Jhathavedh Subramanyan

Personal information
- Born: 16 September 1999 (age 26) Hong Kong
- Batting: Right-handed
- Bowling: Right-arm legbreak
- Source: Cricinfo, 8 April 2018

= Jhathavedh Subramanyan =

Hong Kong cricketer (born 1999)

Jhathavedh Subramanyan (born 16 September 1999) is a Hong Kong cricketer. He made his first-class debut on 7 April 2018 for Durham MCCU against Middlesex as part of the Marylebone Cricket Club University fixtures.

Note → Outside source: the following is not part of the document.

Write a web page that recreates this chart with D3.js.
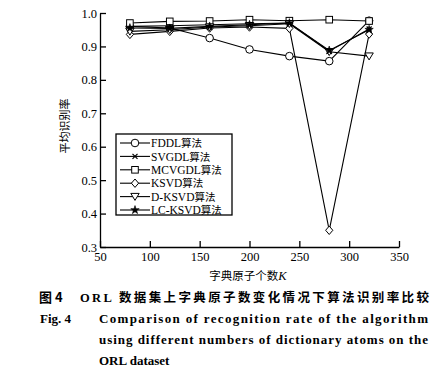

Prior to his first-class debut, Subramanyan captained the Hong Kong U-19s in the Under-19 Cricket World Cup qualifiers and took five wickets against Oman in October 2016. In September 2017, he was named in Hong Kong's squad for fixtures in the 2015–17 ICC World Cricket League Championship and the 2015–17 ICC Intercontinental Cup.

In August 2018, he was named in Hong Kong's squad for the 2018 Asia Cup Qualifier tournament. However, he was ruled of the tournament due to injury. In April 2019, he was named in Hong Kong's squad for the 2019 ICC World Cricket League Division Two tournament in Namibia. He made his List A debut for Hong Kong against Canada in the 2019 ICC World Cricket League Division Two tournament on 20 April 2019.

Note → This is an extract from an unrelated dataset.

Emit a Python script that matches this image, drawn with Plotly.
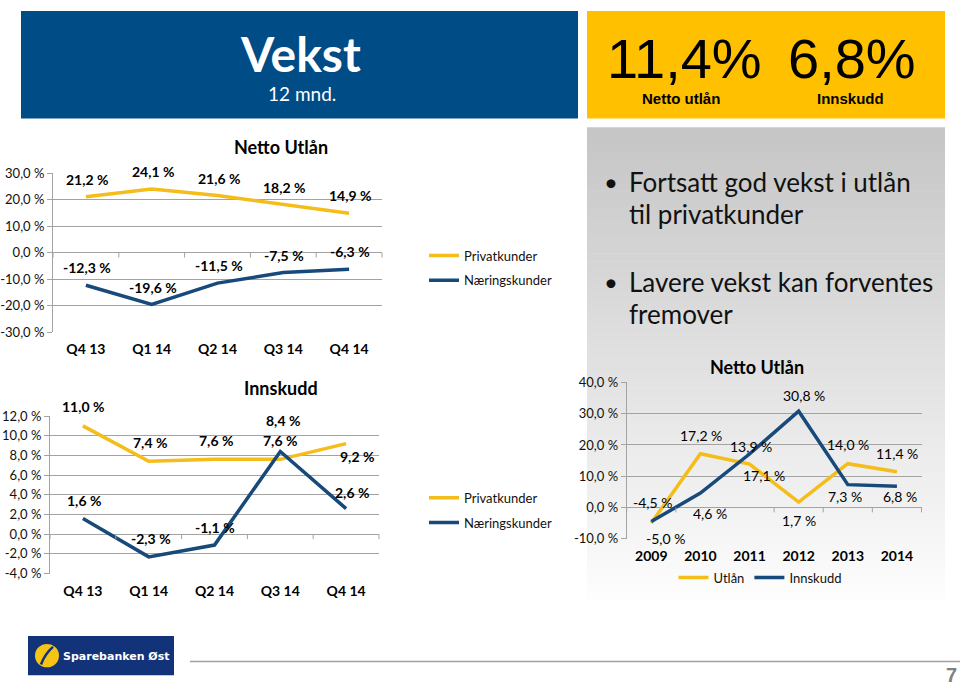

In 2023, Subramanyan soon was picked up by the cricket team Lyca Kovai Kings in the first ever TNPL (Tamil Nadu Premier League) auction upon recommendation from the team's captain Shahrukh Khan, and took 11 wickets in 9 matches. Due to his stellar performance, he was subsequently picked up by the team Sunrisers Hyderabad in the 2024 IPL (Indian Premier League) auction.